Just like, Wool, Hugh Howey‘s novel Sand is set in a post-apocalyptic scenario. And that’s about all, that the settings of these two novels have in common. While in Wool the people live in an enclosed and strictly regulated environment the opposite is true for Sand: The world has turned into a desert, everything is buried in sand, sometimes hundreds of meters deep. (The novel uses the metric system! I only just noticed.) This makes water a rare commodity: deep wells have to be dug and the sand that keeps blowing in from the east has to be constantly removed to keep the water accessible.
A special, rather fantastical element in my opinion, of the novel’s world-building is “sand diving”. “Talented” people wearing dive-suits and air-supply tanks with visors that allow them to see below the sand, are able to dive underground as if they were diving through water. The technology behind this is just some magic wand waving and I have know idea how this is supposed to work or even how this could work, but the idea is pretty cool.
The novel focuses on the siblings of a family: Palmer, the eldest son, Vic, his sister, and his younger brothers Conner, an adolescent, and Rob, a twelve-year-old. When their father left the family to hike east in search for a better life, their mother was left without a means to support the family and they became poor. The novel is set 12 years after the father left the family.

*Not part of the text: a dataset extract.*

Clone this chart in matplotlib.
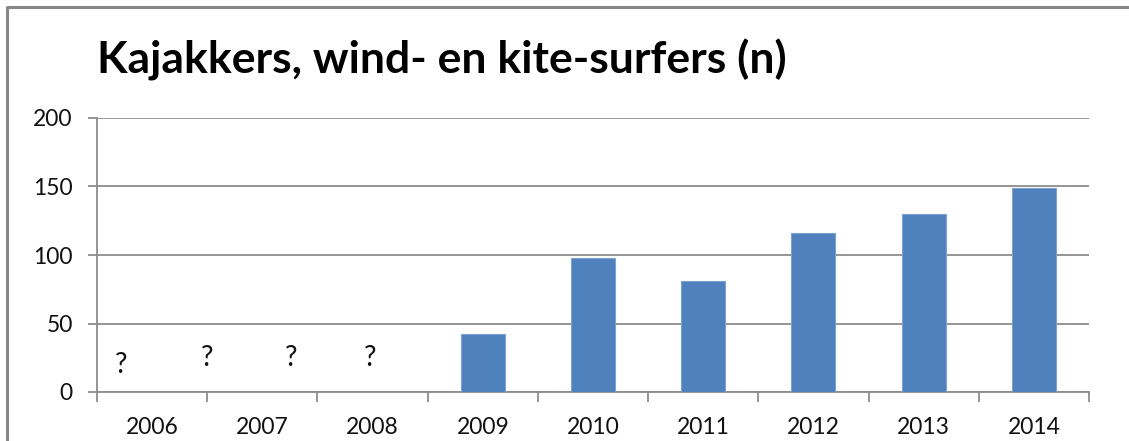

The book starts off with Palmer: He’s taken a dive job with his friend Hap that’s supposed to pay a full month’s wage in just two days, and everyone with half a brain should know, that there’s something going on here. Not so Hap and Palmer. They are led to a secret camp where they are asked to dive down very deep, several hundred meters, further than they ever went, to search for an ancient buried city: Danvar.
The story-telling is exciting and the characters are well-thought out, believable and interesting. Still, Sand isn’t as good as Wool. This doesn’t mean that Sand is not a good novel. It is. It’s just not as amazingly awesome as Wool.
Why do I feel this way about Sand? I believe there are two reasons for this. Firstly, there are a lot of small things that felt illogical to me. Most of them I can’t mention as they would be spoilery, but there’s one example that comes to mind: The novel is set in a desert. It’s very dry there and water has to be rationed. But old bread gets moldy… (That does not make sense. It should have just dried out…) I know, this is a tiny thing, but there were several things that had me think “Huh? How’s that possible/ going to work?” like that one did. Secondly (and more importantly), the ending felt rushed. Some things were resolved in a boom-bang kind of way, but several strands remained loose. I believe a better ending could have been possible for this novel, so I am a somewhat disappointed by the ending. It’s still a good read, and I recommend reading Sand, especially if you like post-apocalyptic settings.
Disclaimer: I got a free digital review copy of this novel from the publisher via NetGalley.